### Written problem
Reproduce exactly the run of lines from the one containing "Recreate this image" through the one containing "ax = fig.add_axes([75/505, 1". Pictures do not belong in the copy.

(Rows from a dataset)
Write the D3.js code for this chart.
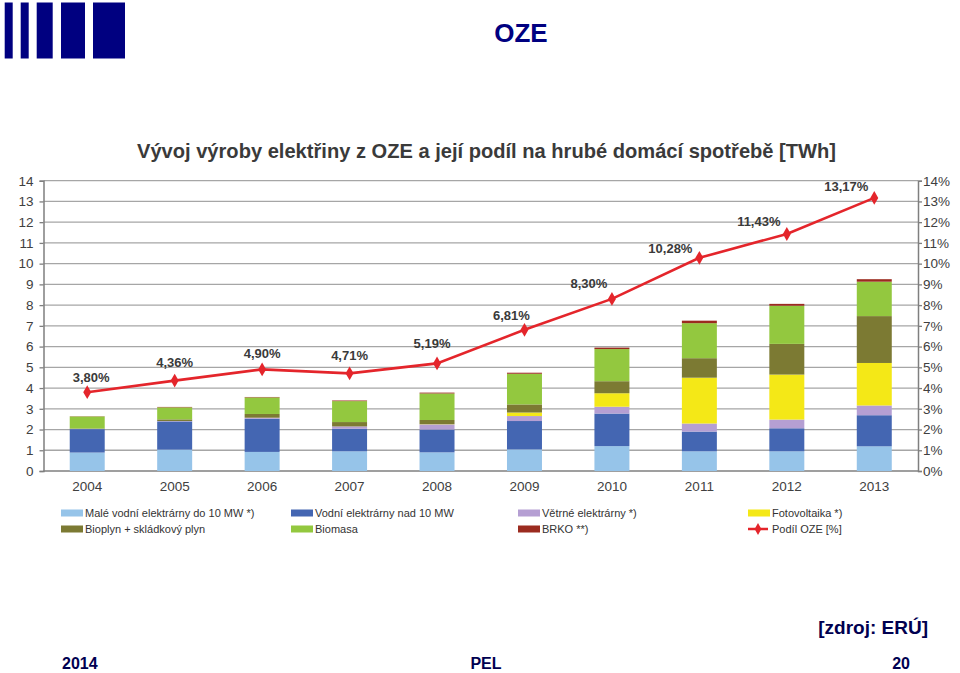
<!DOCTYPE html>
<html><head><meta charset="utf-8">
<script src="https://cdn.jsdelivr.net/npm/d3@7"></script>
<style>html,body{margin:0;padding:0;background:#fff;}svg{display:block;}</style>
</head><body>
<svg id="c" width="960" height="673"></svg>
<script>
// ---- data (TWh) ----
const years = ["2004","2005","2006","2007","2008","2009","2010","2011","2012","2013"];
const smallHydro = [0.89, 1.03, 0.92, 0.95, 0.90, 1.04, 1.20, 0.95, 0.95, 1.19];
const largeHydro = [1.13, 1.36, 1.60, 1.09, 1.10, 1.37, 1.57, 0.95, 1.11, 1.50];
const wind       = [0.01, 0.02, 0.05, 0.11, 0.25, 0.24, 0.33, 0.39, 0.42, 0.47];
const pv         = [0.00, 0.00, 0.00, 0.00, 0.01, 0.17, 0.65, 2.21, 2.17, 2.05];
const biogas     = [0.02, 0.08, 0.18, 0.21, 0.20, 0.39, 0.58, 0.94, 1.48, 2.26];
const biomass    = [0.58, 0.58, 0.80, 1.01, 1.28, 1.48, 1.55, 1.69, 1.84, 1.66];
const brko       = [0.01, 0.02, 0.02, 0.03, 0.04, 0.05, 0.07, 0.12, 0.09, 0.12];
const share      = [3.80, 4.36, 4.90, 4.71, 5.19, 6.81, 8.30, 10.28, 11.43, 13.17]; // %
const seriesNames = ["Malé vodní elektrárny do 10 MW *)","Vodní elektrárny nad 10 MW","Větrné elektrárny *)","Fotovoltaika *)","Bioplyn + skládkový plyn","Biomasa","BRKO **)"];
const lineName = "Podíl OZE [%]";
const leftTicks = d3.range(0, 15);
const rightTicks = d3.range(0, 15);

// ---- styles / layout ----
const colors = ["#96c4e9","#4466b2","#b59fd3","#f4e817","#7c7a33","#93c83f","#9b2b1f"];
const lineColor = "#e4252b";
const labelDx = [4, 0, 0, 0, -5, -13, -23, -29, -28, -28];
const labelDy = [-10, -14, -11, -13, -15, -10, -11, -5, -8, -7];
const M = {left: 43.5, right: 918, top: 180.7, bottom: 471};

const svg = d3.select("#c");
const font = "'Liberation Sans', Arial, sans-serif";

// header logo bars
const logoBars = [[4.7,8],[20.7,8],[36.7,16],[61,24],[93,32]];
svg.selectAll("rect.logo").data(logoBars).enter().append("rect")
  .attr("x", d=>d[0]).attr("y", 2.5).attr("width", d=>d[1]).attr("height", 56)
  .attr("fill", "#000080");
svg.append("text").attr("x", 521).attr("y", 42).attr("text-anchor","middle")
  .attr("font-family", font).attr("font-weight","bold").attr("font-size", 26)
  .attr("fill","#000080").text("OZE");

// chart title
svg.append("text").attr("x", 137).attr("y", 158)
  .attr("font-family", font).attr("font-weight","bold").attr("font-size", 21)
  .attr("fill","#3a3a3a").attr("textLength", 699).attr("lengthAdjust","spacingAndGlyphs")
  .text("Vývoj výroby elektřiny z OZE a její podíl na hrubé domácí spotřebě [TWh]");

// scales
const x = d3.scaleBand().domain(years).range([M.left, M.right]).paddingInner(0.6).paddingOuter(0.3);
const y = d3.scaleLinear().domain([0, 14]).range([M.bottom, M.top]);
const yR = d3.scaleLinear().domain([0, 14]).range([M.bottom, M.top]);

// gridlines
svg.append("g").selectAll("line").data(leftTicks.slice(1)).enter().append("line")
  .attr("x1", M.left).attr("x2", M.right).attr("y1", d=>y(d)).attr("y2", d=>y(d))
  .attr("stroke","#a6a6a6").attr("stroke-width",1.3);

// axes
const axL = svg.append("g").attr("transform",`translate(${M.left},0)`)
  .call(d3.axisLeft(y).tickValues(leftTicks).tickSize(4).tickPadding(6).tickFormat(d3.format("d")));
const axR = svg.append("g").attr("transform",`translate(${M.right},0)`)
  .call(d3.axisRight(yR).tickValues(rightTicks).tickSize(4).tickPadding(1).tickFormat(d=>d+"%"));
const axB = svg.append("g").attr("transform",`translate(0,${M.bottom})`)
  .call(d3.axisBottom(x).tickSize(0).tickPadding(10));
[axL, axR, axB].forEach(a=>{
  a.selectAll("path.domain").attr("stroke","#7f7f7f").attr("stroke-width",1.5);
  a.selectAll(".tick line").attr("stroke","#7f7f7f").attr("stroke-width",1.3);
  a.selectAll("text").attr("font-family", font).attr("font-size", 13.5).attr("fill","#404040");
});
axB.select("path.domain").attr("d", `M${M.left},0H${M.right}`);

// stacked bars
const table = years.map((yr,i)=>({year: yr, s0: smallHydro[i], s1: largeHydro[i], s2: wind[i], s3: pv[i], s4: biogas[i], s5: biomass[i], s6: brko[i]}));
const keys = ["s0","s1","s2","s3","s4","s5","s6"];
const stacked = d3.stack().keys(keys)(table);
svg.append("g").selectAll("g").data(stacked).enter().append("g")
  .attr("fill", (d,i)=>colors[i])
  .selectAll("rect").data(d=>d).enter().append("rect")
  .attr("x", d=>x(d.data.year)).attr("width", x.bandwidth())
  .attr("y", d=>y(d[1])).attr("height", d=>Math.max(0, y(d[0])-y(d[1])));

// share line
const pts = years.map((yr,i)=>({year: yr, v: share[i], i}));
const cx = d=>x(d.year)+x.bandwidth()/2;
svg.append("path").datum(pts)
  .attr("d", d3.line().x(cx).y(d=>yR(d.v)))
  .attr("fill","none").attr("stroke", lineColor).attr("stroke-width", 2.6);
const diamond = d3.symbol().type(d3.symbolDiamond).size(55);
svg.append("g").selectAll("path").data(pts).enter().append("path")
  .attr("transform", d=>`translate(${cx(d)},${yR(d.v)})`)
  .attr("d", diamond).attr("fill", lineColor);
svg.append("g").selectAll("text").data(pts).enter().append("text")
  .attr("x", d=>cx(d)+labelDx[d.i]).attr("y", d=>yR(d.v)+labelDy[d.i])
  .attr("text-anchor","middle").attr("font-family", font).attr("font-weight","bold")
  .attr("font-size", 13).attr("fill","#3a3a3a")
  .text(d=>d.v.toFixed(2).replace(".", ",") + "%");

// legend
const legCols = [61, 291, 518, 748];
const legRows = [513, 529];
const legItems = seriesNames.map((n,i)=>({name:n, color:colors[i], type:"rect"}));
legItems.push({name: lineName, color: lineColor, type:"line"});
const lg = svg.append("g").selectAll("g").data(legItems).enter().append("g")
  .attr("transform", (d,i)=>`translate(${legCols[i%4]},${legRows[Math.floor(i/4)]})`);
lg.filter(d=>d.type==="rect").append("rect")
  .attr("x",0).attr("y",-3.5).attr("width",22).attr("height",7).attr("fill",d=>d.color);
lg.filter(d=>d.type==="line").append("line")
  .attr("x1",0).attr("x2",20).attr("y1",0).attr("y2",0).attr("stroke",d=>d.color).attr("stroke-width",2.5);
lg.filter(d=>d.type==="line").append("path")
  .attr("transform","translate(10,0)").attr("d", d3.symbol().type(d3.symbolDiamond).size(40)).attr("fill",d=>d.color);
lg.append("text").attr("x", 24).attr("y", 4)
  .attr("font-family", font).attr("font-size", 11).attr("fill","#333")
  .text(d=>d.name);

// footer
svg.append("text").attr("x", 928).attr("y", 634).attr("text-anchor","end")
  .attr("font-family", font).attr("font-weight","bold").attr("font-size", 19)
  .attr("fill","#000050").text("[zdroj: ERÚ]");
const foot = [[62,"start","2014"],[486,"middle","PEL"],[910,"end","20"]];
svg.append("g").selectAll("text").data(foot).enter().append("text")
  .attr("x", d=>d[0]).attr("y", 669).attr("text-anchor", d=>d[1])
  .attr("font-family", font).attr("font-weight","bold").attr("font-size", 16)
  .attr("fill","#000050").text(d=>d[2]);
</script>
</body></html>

--

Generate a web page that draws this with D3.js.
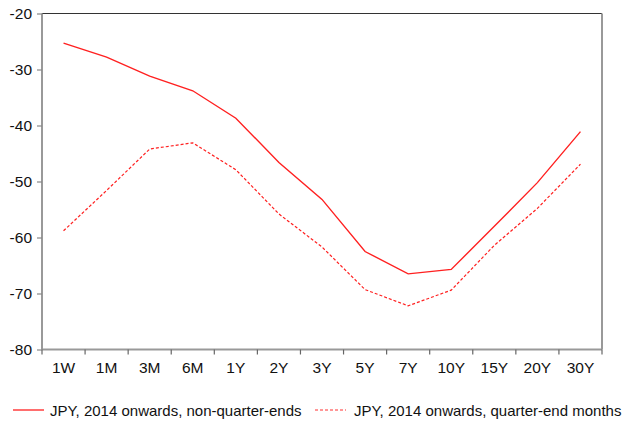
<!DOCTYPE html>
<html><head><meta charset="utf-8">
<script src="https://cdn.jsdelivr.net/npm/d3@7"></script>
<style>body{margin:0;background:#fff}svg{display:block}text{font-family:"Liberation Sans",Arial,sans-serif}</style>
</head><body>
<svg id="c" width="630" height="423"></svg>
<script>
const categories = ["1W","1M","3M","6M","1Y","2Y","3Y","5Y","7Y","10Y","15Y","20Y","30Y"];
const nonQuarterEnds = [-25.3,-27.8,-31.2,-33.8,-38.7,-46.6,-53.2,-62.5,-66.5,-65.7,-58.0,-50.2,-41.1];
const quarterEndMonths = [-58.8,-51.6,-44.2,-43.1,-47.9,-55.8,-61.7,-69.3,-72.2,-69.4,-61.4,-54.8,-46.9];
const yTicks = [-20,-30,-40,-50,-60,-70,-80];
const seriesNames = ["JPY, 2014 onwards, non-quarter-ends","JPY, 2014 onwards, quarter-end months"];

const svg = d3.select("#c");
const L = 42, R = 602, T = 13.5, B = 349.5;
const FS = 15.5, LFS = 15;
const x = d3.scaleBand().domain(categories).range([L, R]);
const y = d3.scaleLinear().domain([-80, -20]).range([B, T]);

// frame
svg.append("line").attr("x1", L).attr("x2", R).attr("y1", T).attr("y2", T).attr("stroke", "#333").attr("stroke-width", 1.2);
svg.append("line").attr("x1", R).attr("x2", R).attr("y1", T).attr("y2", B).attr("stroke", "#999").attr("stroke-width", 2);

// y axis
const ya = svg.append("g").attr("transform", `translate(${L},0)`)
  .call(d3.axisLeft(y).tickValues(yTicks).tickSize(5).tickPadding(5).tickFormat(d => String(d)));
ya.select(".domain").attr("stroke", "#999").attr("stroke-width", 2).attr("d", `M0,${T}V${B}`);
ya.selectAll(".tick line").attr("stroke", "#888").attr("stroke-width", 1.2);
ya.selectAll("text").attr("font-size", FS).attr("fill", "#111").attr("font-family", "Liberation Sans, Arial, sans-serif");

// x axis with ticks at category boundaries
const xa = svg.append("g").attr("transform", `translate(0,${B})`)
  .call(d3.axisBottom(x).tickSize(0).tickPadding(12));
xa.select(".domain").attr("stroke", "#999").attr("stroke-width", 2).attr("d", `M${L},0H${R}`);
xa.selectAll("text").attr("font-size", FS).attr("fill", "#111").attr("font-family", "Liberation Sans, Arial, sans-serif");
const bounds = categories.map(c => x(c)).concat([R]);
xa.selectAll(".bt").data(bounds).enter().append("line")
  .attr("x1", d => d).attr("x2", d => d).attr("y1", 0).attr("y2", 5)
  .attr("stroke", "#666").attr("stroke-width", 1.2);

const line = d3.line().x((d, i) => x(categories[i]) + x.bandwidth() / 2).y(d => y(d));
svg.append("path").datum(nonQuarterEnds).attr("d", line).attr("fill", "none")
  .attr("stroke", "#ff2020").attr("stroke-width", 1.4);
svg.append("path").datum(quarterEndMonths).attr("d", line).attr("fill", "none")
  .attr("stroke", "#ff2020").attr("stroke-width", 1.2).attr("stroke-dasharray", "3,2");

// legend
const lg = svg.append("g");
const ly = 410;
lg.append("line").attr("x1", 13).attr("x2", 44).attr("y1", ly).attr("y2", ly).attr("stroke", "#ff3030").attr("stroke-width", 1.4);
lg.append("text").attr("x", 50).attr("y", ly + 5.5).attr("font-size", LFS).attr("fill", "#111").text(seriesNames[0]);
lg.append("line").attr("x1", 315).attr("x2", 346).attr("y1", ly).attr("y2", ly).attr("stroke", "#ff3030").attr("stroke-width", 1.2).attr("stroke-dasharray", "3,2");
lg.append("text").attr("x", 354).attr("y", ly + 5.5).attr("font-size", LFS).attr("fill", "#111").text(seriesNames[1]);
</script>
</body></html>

...

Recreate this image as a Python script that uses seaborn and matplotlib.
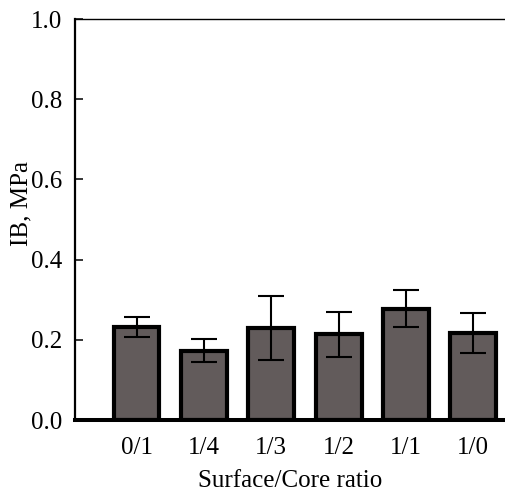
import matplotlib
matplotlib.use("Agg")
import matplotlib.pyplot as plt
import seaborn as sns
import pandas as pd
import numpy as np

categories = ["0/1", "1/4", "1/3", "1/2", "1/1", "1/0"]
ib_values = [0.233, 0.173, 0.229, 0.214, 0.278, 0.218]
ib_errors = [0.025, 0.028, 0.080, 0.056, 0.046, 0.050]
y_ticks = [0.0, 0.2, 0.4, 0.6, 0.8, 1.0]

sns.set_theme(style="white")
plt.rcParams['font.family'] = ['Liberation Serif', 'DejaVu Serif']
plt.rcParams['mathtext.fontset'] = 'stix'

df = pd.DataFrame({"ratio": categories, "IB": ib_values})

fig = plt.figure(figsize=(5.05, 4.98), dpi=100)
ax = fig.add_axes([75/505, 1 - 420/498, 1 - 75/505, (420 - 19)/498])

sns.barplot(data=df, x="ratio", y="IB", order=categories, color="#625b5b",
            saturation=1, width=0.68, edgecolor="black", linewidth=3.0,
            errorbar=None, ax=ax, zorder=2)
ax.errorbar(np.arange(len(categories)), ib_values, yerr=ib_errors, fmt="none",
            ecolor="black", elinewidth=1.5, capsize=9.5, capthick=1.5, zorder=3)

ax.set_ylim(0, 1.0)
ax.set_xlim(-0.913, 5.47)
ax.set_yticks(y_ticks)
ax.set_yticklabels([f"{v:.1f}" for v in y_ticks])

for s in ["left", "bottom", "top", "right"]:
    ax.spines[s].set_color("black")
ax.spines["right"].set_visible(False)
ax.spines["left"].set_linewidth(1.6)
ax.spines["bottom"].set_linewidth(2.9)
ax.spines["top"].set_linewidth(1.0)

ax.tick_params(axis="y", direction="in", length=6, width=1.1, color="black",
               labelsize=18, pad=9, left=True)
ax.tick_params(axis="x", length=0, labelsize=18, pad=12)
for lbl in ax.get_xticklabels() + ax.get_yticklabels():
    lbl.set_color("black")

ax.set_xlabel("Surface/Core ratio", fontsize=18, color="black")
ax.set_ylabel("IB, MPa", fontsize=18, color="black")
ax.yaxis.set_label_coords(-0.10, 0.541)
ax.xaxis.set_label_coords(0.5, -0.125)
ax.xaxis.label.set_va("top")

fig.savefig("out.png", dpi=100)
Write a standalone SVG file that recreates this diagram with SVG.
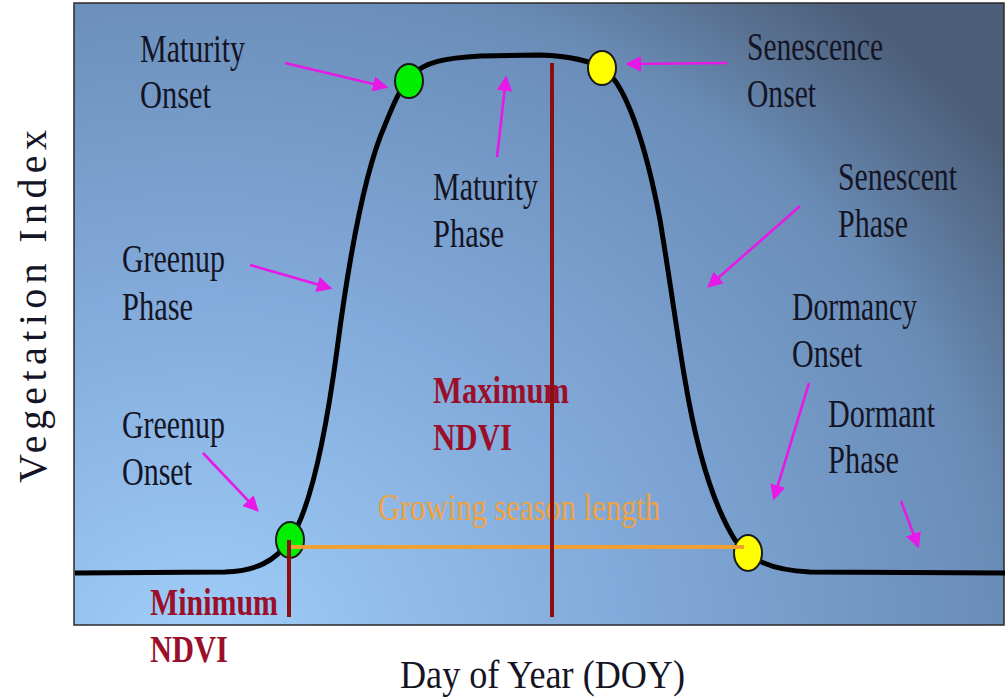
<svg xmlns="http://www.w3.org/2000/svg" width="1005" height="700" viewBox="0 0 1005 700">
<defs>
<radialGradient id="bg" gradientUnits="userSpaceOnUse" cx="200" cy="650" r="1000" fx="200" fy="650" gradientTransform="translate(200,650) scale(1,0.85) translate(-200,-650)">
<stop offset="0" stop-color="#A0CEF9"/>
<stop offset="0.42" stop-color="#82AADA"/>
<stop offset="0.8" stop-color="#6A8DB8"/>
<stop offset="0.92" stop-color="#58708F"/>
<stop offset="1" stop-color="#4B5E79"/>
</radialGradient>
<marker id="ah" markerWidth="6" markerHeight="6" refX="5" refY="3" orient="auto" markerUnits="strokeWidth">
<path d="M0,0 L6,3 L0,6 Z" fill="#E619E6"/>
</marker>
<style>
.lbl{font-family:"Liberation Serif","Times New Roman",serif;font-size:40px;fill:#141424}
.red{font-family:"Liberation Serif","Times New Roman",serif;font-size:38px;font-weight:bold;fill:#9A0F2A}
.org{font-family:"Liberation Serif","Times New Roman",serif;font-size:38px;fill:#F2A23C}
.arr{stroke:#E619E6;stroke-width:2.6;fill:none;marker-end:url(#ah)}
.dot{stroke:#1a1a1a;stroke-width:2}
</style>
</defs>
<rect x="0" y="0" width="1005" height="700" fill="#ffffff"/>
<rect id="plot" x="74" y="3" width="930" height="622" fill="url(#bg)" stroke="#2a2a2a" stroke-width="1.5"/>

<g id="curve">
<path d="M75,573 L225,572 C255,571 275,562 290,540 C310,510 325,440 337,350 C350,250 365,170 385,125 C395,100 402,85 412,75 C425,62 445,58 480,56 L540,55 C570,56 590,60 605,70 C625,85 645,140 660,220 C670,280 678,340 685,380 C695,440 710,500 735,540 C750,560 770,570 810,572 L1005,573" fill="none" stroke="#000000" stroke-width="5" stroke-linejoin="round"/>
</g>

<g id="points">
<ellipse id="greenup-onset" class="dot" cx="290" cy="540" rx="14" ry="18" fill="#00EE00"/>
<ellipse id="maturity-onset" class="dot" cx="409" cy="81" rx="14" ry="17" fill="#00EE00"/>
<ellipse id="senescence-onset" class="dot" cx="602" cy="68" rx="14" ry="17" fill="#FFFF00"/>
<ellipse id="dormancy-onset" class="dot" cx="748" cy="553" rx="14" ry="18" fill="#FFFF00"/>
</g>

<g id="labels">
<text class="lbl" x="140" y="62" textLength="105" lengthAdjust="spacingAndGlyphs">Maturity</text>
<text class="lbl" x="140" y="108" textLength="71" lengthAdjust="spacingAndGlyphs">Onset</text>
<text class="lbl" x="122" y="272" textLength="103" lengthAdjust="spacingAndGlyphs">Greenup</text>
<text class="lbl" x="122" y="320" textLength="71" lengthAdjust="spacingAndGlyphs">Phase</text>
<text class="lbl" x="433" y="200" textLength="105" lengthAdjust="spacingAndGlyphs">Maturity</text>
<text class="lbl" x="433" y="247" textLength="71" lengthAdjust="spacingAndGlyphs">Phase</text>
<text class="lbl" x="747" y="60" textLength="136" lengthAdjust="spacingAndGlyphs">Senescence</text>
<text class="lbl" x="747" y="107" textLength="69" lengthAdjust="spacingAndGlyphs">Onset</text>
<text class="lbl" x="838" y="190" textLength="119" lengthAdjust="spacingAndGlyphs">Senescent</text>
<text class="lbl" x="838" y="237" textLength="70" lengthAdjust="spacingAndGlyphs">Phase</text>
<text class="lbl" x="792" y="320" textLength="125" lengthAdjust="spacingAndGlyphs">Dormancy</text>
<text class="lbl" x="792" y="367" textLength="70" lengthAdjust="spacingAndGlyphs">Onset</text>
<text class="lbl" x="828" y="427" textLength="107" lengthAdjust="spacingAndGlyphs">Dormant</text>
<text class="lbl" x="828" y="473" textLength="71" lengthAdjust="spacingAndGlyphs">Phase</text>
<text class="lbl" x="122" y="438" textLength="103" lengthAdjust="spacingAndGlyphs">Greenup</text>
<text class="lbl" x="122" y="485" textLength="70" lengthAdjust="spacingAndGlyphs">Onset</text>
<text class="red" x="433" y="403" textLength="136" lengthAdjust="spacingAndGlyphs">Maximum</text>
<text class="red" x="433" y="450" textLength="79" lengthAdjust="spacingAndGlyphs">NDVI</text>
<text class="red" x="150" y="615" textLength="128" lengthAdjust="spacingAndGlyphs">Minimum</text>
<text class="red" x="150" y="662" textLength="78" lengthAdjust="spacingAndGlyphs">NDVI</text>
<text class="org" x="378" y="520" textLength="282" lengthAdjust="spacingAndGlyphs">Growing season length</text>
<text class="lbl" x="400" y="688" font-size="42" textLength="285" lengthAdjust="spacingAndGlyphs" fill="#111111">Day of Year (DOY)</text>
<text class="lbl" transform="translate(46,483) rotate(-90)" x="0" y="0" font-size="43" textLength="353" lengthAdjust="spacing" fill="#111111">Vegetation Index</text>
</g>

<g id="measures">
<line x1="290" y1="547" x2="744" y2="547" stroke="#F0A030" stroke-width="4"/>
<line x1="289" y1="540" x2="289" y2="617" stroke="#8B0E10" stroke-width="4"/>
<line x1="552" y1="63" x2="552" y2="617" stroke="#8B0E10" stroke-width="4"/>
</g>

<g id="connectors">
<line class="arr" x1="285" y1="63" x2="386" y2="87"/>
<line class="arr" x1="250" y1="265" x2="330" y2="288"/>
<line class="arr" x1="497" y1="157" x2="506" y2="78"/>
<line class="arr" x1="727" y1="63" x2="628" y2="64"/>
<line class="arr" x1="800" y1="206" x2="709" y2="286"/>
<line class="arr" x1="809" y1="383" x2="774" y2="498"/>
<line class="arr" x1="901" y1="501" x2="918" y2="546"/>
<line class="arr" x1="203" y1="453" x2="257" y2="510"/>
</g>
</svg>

### The response
Recreate this image as a Python script that uses seaborn and matplotlib.
import matplotlib
matplotlib.use("Agg")
import matplotlib.pyplot as plt
import seaborn as sns
import pandas as pd
import numpy as np

categories = ["0/1", "1/4", "1/3", "1/2", "1/1", "1/0"]
ib_values = [0.233, 0.173, 0.229, 0.214, 0.278, 0.218]
ib_errors = [0.025, 0.028, 0.080, 0.056, 0.046, 0.050]
y_ticks = [0.0, 0.2, 0.4, 0.6, 0.8, 1.0]

sns.set_theme(style="white")
plt.rcParams['font.family'] = ['Liberation Serif', 'DejaVu Serif']
plt.rcParams['mathtext.fontset'] = 'stix'

df = pd.DataFrame({"ratio": categories, "IB": ib_values})

fig = plt.figure(figsize=(5.05, 4.98), dpi=100)
ax = fig.add_axes([75/505, 1 - 420/498, 1 - 75/505, (420 - 19)/498])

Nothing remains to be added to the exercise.